A student at nearby LAUSD Santee High School, Hannah lived in an area that is notoriously bereft of safe, culturally responsive spaces for young people.  Though violent homicides have purportedly declined in Los Angeles, Black women and girls remain disproportionately vulnerable to gun violence, intimate partner violence, and sexual violence in greater numbers.  The nexus of these issues makes basic safety in school communities and neighborhoods a pressing Black feminist concern.  Being deprived of the right to patronize local businesses safely is not an issue that white students have to contend with in L.A.’s Westside and Valley neighborhoods. This, and the constant specter of an early death, or sexual violence victimization, are not issues that define the mental health and wellness of white children.

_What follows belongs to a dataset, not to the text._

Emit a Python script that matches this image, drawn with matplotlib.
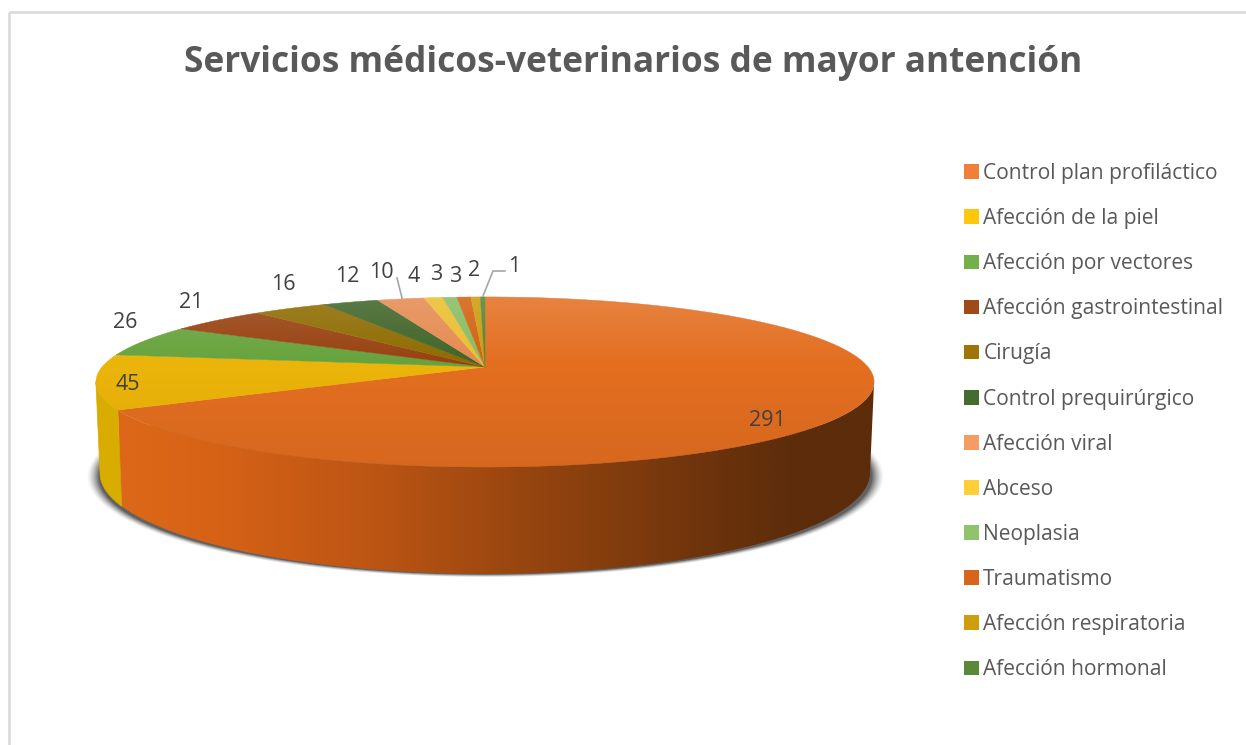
import numpy as np
import matplotlib
matplotlib.use('Agg')
import matplotlib.pyplot as plt
from matplotlib.colors import LinearSegmentedColormap
from matplotlib.patches import Patch, Polygon, Rectangle

plt.rcParams['font.family'] = ['Open Sans', 'DejaVu Sans']

# datos
categorias = ['Control plan profiláctico', 'Afección de la piel', 'Afección por vectores',
              'Afección gastrointestinal', 'Cirugía', 'Control prequirúrgico',
              'Afección viral', 'Abceso', 'Neoplasia', 'Traumatismo',
              'Afección respiratoria', 'Afección hormonal']
valores = [291, 45, 26, 21, 16, 12, 10, 4, 3, 3, 2, 1]
colores = ['#E36E20', '#EBB40A', '#66A33C', '#984110', '#8E6B00', '#3F6427',
           '#E58A50', '#EBBE2E', '#86BC62', '#D2600F', '#CC9A0A', '#4E8534']
colores_leyenda = ['#F07F38', '#FFC50F', '#73B04B', '#A04A18', '#9E7608', '#466B2E',
                   '#F59C62', '#FFD035', '#8FC46C', '#D8661A', '#CF9E0C', '#5A8A39']

# posicion de las etiquetas en pixeles
pos_etiquetas = [(767, 420), (128, 385), (125, 323), (191, 302), (283, 284), (347, 276),
                 (381, 272), (414, 276), (436, 274), (455, 277), (474, 270), (514, 266)]

# geometria del disco en perspectiva
CX = 485
K = 0.176
TOP_Y, TOP_A, TOP_B = 367, 383, 82.4
BOT_Y, BOT_A, BOT_B = 455, 379, 97.9


def disco(theta, y0, a, b):
    # theta en grados, horario desde arriba
    t = np.radians(theta)
    w = 1 + K * np.cos(t)
    return CX + a * np.sin(t) / w, y0 - b * np.cos(t) / w


def gradiente(ax, extent, rgba, clip):
    im = ax.imshow(rgba, extent=extent, aspect='auto', interpolation='bilinear',
                   zorder=clip.get_zorder())
    clip.set_transform(ax.transData)
    im.set_clip_path(clip)


fig = plt.figure(figsize=(12.46, 7.45), dpi=100)
ax = fig.add_axes([0, 0, 1, 1])
ax.axis('off')

# borde del grafico
ax.add_patch(Rectangle((9, 12), 1300, 900, fill=False, ec='#D9D9D9', lw=1.8, zorder=0))

# sombra difusa
xx, yy = np.meshgrid(np.arange(70, 900), np.arange(300, 600))
d = np.sqrt(((xx - 485) / 399.0) ** 2 + ((yy - 476) / 101.0) ** 2)
alfa = np.clip((1.0 - d) / 0.032, 0, 1) ** 1.5 * 0.85
sombra = np.zeros(xx.shape + (4,))
sombra[..., :3] = 0.27
sombra[..., 3] = alfa
ax.imshow(sombra, extent=(70, 900, 600, 300), aspect='auto', zorder=1)

# angulos acumulados
total = sum(valores)
cortes = np.concatenate([[0], np.cumsum(valores)]) / total * 360

# pared lateral visible
tangente = np.degrees(np.arccos(-K))
lado_izq = 360 - tangente
corte_izq = cortes[1]

th = np.linspace(tangente, corte_izq, 200)
xa, ya = disco(th, TOP_Y, TOP_A, TOP_B)
xb, yb = disco(th, BOT_Y, BOT_A, BOT_B)
pared = Polygon(np.column_stack([np.r_[xa, xb[::-1]], np.r_[ya, yb[::-1]]]), closed=True,
                fc='none', ec='none', zorder=2)
ax.add_patch(pared)
cmap = LinearSegmentedColormap.from_list('pared', [
    (0.0, '#DE6919'), (0.15, '#D66216'), (0.35, '#BC5514'), (0.55, '#96450F'),
    (0.8, '#6A320C'), (0.9, '#5C2C0B'), (1.0, '#5C2C0B')])
col = np.linspace(0, 1, 800)[None, :]
gradiente(ax, (100, 880, 590, 370), cmap(col), pared)

th = np.linspace(corte_izq, lado_izq, 60)
xa, ya = disco(th, TOP_Y, TOP_A, TOP_B)
xb, yb = disco(th, BOT_Y, BOT_A, BOT_B)
ax.fill(np.r_[xa, xb[::-1]], np.r_[ya, yb[::-1]], color='#D9AC00', lw=0.5, zorder=3)

# cara superior
for i, c in enumerate(colores):
    th = np.linspace(cortes[i], cortes[i + 1], max(3, int(valores[i] * 3)))
    xs, ys = disco(th, TOP_Y, TOP_A, TOP_B)
    ax.fill(np.r_[CX, xs], np.r_[TOP_Y, ys], fc=c, ec=c, lw=0.3, zorder=4)

# brillo de la cara superior
th = np.linspace(0, 360, 400)
xs, ys = disco(th, TOP_Y, TOP_A, TOP_B)
tapa = Polygon(np.column_stack([xs, ys]), closed=True, fc='none', ec='none', zorder=5)
ax.add_patch(tapa)
fila = np.linspace(0, 1, 200)
luz = np.zeros((200, 1, 4))
luz[..., 0:3] = np.where(fila < 0.4, 1.0, 0.0)[:, None, None]
luz[..., 3] = np.where(fila < 0.4, (0.4 - fila) / 0.4 * 0.15, (fila - 0.4) / 0.6 * 0.06)[:, None]
gradiente(ax, (90, 880, 470, 295), luz, tapa)

# etiquetas
for v, (x, y) in zip(valores, pos_etiquetas):
    ax.text(x, y, str(v), ha='center', va='center', fontsize=15.5, color='#404040', zorder=7)

# lineas guia
ax.plot([397, 402], [278, 298], color='#A6A6A6', lw=1.2, zorder=6)
ax.plot([505, 493, 483], [271, 271, 296], color='#A6A6A6', lw=1.2, zorder=6)

# titulo
ax.text(633, 63, 'Servicios médicos-veterinarios de mayor antención', ha='center', va='center',
        fontsize=25.4, fontweight='bold', color='#595959')

# leyenda
handles = [Patch(fc=c, ec='none') for c in colores_leyenda]
ax.legend(handles, categorias, loc='upper left', bbox_to_anchor=(964 / 1246, 1 - 163 / 745),
          frameon=False, fontsize=15.1, labelcolor='#595959', handlelength=0.7, handleheight=0.7,
          handletextpad=0.22, labelspacing=1.15, borderpad=0, borderaxespad=0)

ax.set_xlim(0, 1246)
ax.set_ylim(745, 0)

fig.savefig('out.png', dpi=100)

Yet, Black girls must navigate these traumas in their everyday lives while they are still expected to be high-functioning, mega-strong caregivers conditioned to meet the needs of others before themselves.

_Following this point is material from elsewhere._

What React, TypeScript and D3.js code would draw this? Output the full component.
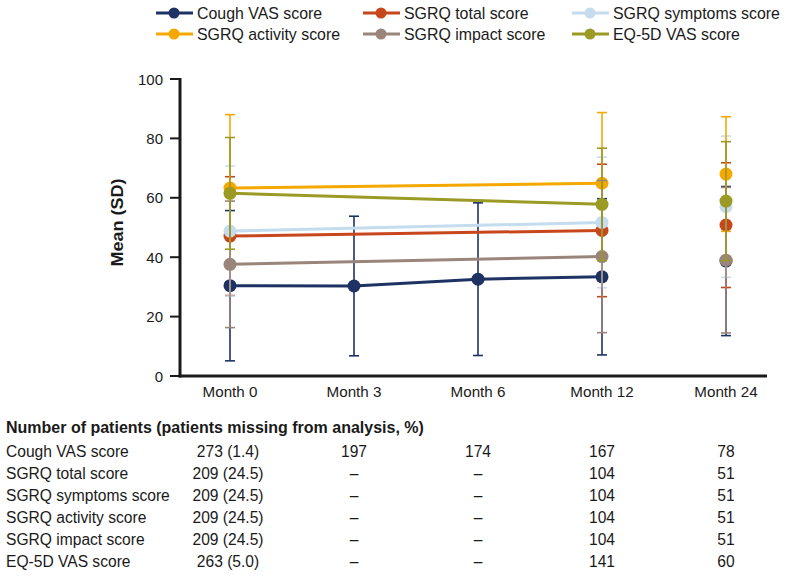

During a recent feminist of color mental health institute for Black and Latinx girls from three South L.A. high schools, students identified stress from caregiving, violence, and harassment (at school and online) as being the most pressing issues they confront on a daily basis. In intergenerational workshops with Shaunelle Curry, founder of Media Done Responsibly, and storyteller/poet Jaden Fields, they discussed self-care and community empowerment strategies, and explored the power of creative writing as healing and resistance, drawing upon Black lesbian poet Audre Lourde’s maxim about self-care as a political act. Fittingly, newly appointed Black female California Surgeon General Nadine Burke Harris has identified preventing and addressing toxic stress among children as one of her highest priority agenda items. She notes that, far too often, “mental trauma is considered unrelated to medical care”.  This perception only reinforces the systemic denial of mental health care to Black girls.

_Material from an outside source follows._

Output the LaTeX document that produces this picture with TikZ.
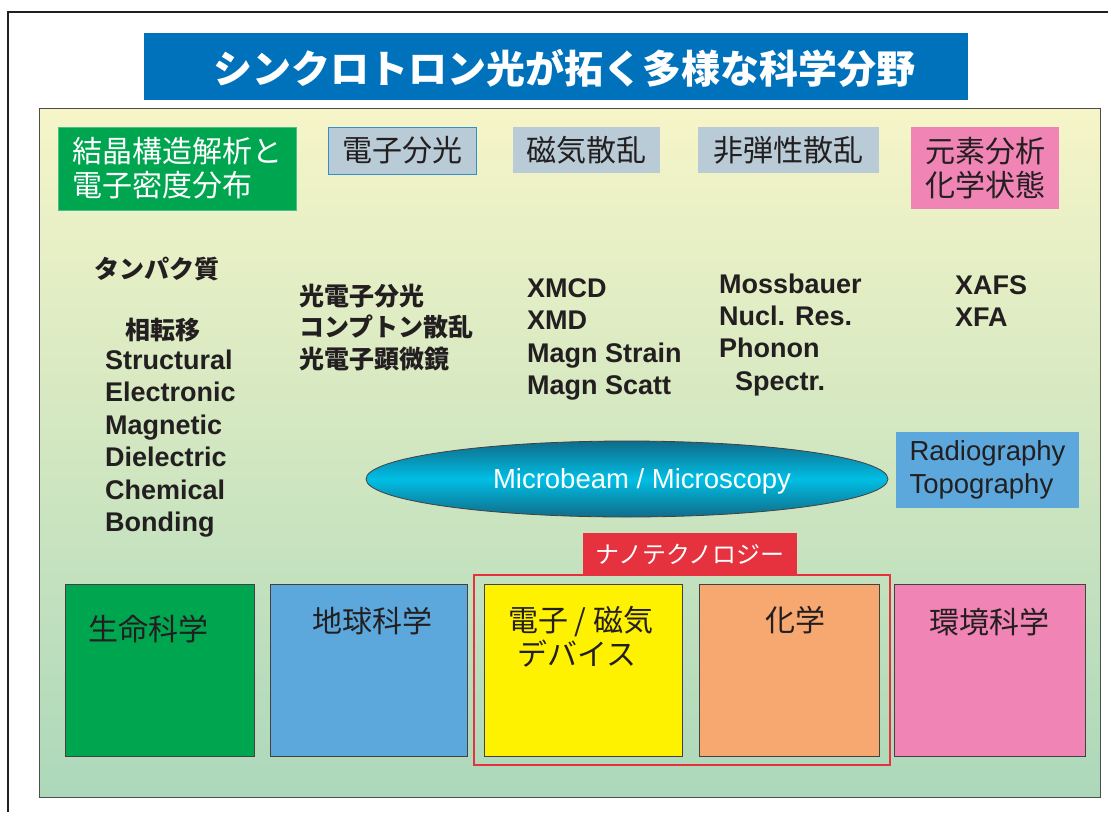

Bell was killed a stone’s throw away from where LAPD officers gunned down 18 year-old Carnell Snell in the Westmont community near Washington Prep High School in 2017. The corridor is still dominated by fast food joints, storefront churches, 99 cent stores, and beauty salons. Pushing back against the absence of culturally responsive spaces for youth of color in Los Angeles, the Youth Justice Coalition (YJC) and other activist groups pressed for the passage of a Youth Reinvestment Act in the California Legislature. The 2019 Youth Reinvestment Grant fund provides $37.3 million to fund “diversion programs & community-based services for youth at risk of system involvement”. While the fund is a good start, it’s still a drop in the bucket, which is why the National Center for Youth Law is asking that the fund be boosted by another $100 million.  It is precisely because of the lack of educational, job training and therapeutic facilities in communities like South L.A. that Black and Latinx youth are at “greater risk” for becoming victims of violence and system-involved.  After a long battle with city and county government, YJC was recently victorious in its efforts to get an abandoned South L.A. jail facility converted to a new youth center for its community offices.  But, in most neighborhoods of color, the lack of access to designated youth spaces, coupled with high rates of criminalization and police suppression, make Black girls especially vulnerable to street violence, sexual violence, and domestic and intimate partner violence.

Speaking on the tragedy of Hannah’s killing last year, Rashad Mays pleaded, “Imagine if it was your daughter that was taken.  I’m asking the community to come forward and help us out.”  We owe it to Hannah and all the other victims of “normalized” gun violence right here in our communities to make their lives visible.